After Phyllis left the Land Army because of her pregnancy “although I was still lifting hay bales right through it!”, she and Percy went to work for Tamara’s parents, Devora and Bill Peake who bought the buildings and land from the WAR-AG Dept in 1950. Percy became the Maintenance Manager for the Peake’s fruit growing, arable and livestock farm and eventually helped build the original golf clubhouse for the Peakes at Stoke by Nayland Golf Club – which later became part of Stoke by Nayland Hotel, Golf & Spa.

Phyllis went on to help the Peake Family by working in their apple orchards – picking, pruning and driving tractors – and working in their dairy to produce cheeses.

One of her jobs in the early 70s was to help Bill Peake to plant thousands of trees over what are now the two championship golf courses at Stoke by Nayland.

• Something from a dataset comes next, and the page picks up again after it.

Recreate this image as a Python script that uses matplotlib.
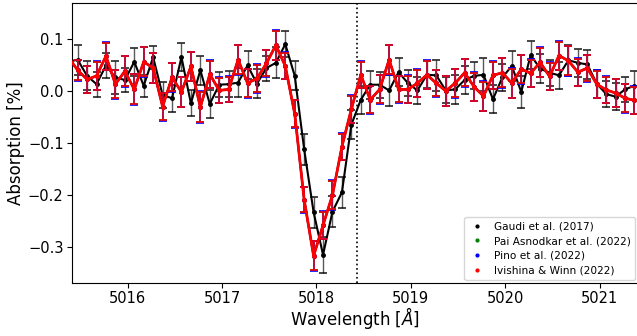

When the Peake family launched Copella apple juice in 1969, Phyllis worked in the production plant helping to run the apple press and hand-label the bottles. She then worked behind the bar for 12 years at Stoke by Nayland Golf Club during the 70s and 80s and travelled with Devora promoting Copella at food exhibitions. She was also Devora’s hairdresser and helped to look after Devora’s children, including Tamara who looks at her fondly and says, “She was like a second mother to me.”

She clearly still is.

Now living in Boxford, Phyllis has her family close by. Her daughter Rhona lives in the village and runs the post office, her daughter Carol lives in the next village.

While I’m there, Phyllis’ grandson Sean, a BA Purser, rings to ‘let me know where he’s going. He always rings before he takes off and when he lands,” she says, proudly.

And there she sits, in her sitting room, surrounded by photos of her daughters, her five grandchildren and her three great grandchildren and Percy on the mantelpiece.

But she isn’t sitting for long. Soon she is up again, keen to be ‘doing.’

The house, I notice, is perfectly tidy, which Phyllis is scrupulous about. “And she still insists on coming to my house every week to do the ironing,” Tamara says, shaking her head in admiration.

Phyllis grins. “I like to keep busy. I don’t think people would want to do all the work we used to do nowadays. But it was different then. We were used to it.”